Learning to think

anart, I do feel like I get what you're saying, but I need to ask a question or two. I hope this question is not intrusive, but if I were you, how might I have most likely responded to that example given? Or if you prefer, can you point me to an article (not too horribly long please) that you personally consider a model of critical thinking about an issue? I'd really appreciate that!
 
Buddy said:
anart, I do feel like I get what you're saying, but I need to ask a question or two. I hope this question is not intrusive, but if I were you, how might I have most likely responded to that example given?

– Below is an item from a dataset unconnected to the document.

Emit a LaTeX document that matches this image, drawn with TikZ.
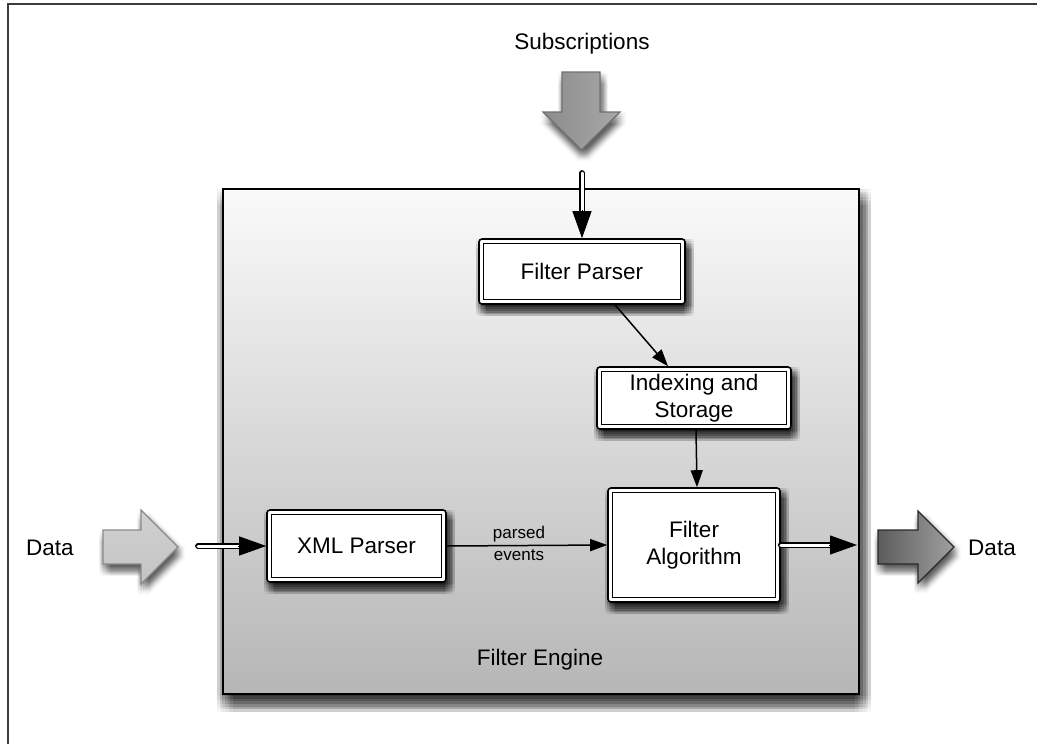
\documentclass[tikz,border=0pt]{standalone}
\usepackage{fontspec}
\setmainfont{Liberation Sans}
\usetikzlibrary{arrows.meta,calc}

\definecolor{engtop}{HTML}{FAFAFA}
\definecolor{engbot}{HTML}{B6B6B6}
\definecolor{subL}{HTML}{8C8C8C}
\definecolor{subR}{HTML}{A8A8A8}
\definecolor{subEdge}{HTML}{707070}
\definecolor{inTop}{HTML}{D0D0D0}
\definecolor{inBot}{HTML}{C4C4C4}
\definecolor{inEdge}{HTML}{8A8A8A}
\definecolor{outL}{HTML}{5C5C5C}
\definecolor{outR}{HTML}{A0A0A0}
\definecolor{outEdge}{HTML}{2A2A2A}
\definecolor{frameline}{HTML}{3C3C3C}

\newcommand{\mainsize}{\fontsize{22.5}{27}\selectfont}
\newcommand{\smallsize}{\fontsize{17}{20}\selectfont}

\pgfdeclarelayer{under}
\pgfdeclarelayer{base}
\pgfdeclarelayer{mid}
\pgfsetlayers{under,base,mid,main}

\tikzset{
  engine/.style={draw=black, line width=2pt, top color=engtop, bottom color=engbot},
  stage/.style={draw=black, line width=1.6pt, rounded corners=3pt, fill=white,
    align=center, inner sep=0pt, font=\mainsize},
  inset/.style={draw=black, line width=1.3pt},
  flow/.style={line width=1.5pt, -{Triangle[length=17pt,width=12pt,fill=black]}},
  shaft/.style={line width=1.4pt, double=white, double distance=3pt, line cap=round, shorten >=20pt},
  tiphead/.style={line width=1pt, draw=black, -{Triangle[length=27pt,width=19pt,fill=black]}},
  bigarrow/.style={line width=1.3pt, line join=miter},
  caption/.style={font=\mainsize, inner sep=0pt},
  edgelabel/.style={font=\smallsize, inner sep=0pt},
}

% soft drop shadow: the shape stamped on a 7x7 grid of small offsets
\newcommand{\softshadow}[5]{%
  \foreach \i in {-3,...,3}{\foreach \j in {-3,...,3}{%
    \fill[black, fill opacity=#5,
      transform canvas={shift={({#2+\i*#4},{#3+\j*#4})}}] #1;}}}

% white-bodied connector ending in a solid black head
\newcommand{\hollowlink}[2]{%
  \draw[shaft] (#1) -- (#2);
  \draw[tiphead] ($(#2)!28pt!(#1)$) -- (#2);}

% outlines of the three block arrows
\newcommand{\subshape}{(562,72) -- (600,72) -- (600,112) -- (620,112) -- (581.5,150)
    -- (543,112) -- (562,112) -- cycle}
\newcommand{\inshape}{(103,530) -- (141,530) -- (141,510) -- (178,547) -- (141,584)
    -- (141,564) -- (103,564) -- cycle}
\newcommand{\outshape}{(878,530) -- (918,530) -- (918,511) -- (954,547) -- (918,583)
    -- (918,564) -- (878,564) -- cycle}

\begin{document}
\begin{tikzpicture}[x=1pt,y=-1pt]
  \useasboundingbox (0,0) rectangle (1037,744);
  \begin{pgfonlayer}{under}
    \fill[white] (0,0) rectangle (1037,744);
  \end{pgfonlayer}

  \begin{pgfonlayer}{base}
    \draw[frameline, line width=1.5pt] (8,744) -- (8,4) -- (1037,4);
    % block arrows
    \draw[bigarrow, draw=subEdge, left color=subL, right color=subR] \subshape;
    \draw[bigarrow, draw=inEdge, top color=inTop, bottom color=inBot] \inshape;
    \draw[bigarrow, draw=outEdge, left color=outL, right color=outR] \outshape;
    % the engine
    \node[engine, minimum width=636pt, minimum height=505pt] (engine) at (541,441.5) {};
  \end{pgfonlayer}

  \begin{pgfonlayer}{under}
    \softshadow{\subshape}{2}{6}{1.8}{0.02}
    \softshadow{\inshape}{2}{6}{1.8}{0.02}
    \softshadow{\outshape}{2}{6}{1.8}{0.02}
    \softshadow{(engine.north west) rectangle (engine.south east)}{3}{9}{2.7}{0.028}
  \end{pgfonlayer}

  \node[caption] (subtitle) at (582,44) {Subscriptions};
  \node[caption] (datainlabel) at (50,548) {Data};
  \node[caption] (dataoutlabel) at (992,548) {Data};
  \node[caption] (enginelabel) at (540,660) {Filter Engine};

  % processing stages
  \node[stage, minimum width=206pt, minimum height=65pt] (fp) at (582,271.5) {Filter Parser};
  \node[stage, minimum width=194pt, minimum height=62pt] (is) at (694,398) {Indexing and\\Storage};
  \node[stage, minimum width=179pt, minimum height=72pt] (xp) at (356.5,546) {XML Parser};
  \node[stage, minimum width=172pt, minimum height=114pt] (fa) at (694,545) {Filter\\Algorithm};
  \foreach \n in {fp,is,xp,fa}{
    \draw[inset] ([xshift=5pt,yshift=-5pt]\n.north west) rectangle ([xshift=-5pt,yshift=5pt]\n.south east);
  }

  \begin{pgfonlayer}{mid}
    \foreach \n in {fp,is,xp,fa}{
      \softshadow{(\n.north west) rectangle (\n.south east)}{3}{6}{1.7}{0.032}
    }
  \end{pgfonlayer}

  % internal flow
  \draw[flow] ([xshift=33pt]fp.south) -- ([xshift=-26pt]is.north);
  \draw[flow] ([xshift=2pt]is.south) -- ([xshift=3pt]fa.north);
  \draw[flow] (xp.east) -- (fa.west)
    node[edgelabel, pos=0.45, yshift=11pt] (lblparsed) {parsed}
    node[edgelabel, pos=0.45, yshift=-10pt] (lblevents) {events};

  % boundary connectors
  \coordinate (subin) at (582,173);
  \coordinate (datain) at (198,546);
  \coordinate (dataout) at (857,545);
  \hollowlink{subin}{fp.north}
  \hollowlink{datain}{xp.west}
  \hollowlink{fa.east}{dataout}
\end{tikzpicture}
\end{document}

I wouldn't have responded to it because I'm not a big fan of having discussions just for discussion's sake. Gurdjieff was constantly telling people to stop philosophizing (another term he used for wiseacring) because it's all a waste of time/energy. Until you really understand the self, it's all wasted energy and wasted time, just thinking (and talking) to please the self. Once you really understand the self (and how the mind works), you stop philosophizing, because, not only do you SEE what a waste of time and energy it is, you realize that your wiseacring doesn't amount to a hill of beans because everything you don't know far outweighs what you do know.

b said:
Or if you prefer, can you point me to an article (not too horribly long please) that you personally consider a model of critical thinking about an issue? I'd really appreciate that!

I think the reading we're doing right now on Strangers to Ourselves, Thinking fast and slow, etc. are all really clear explanations of how our brains work and how to think more clearly, and more critically. If you want my distilled take on it, critical thinking is a very, very simple thing - it is removing yourself from the equation, and all that entails.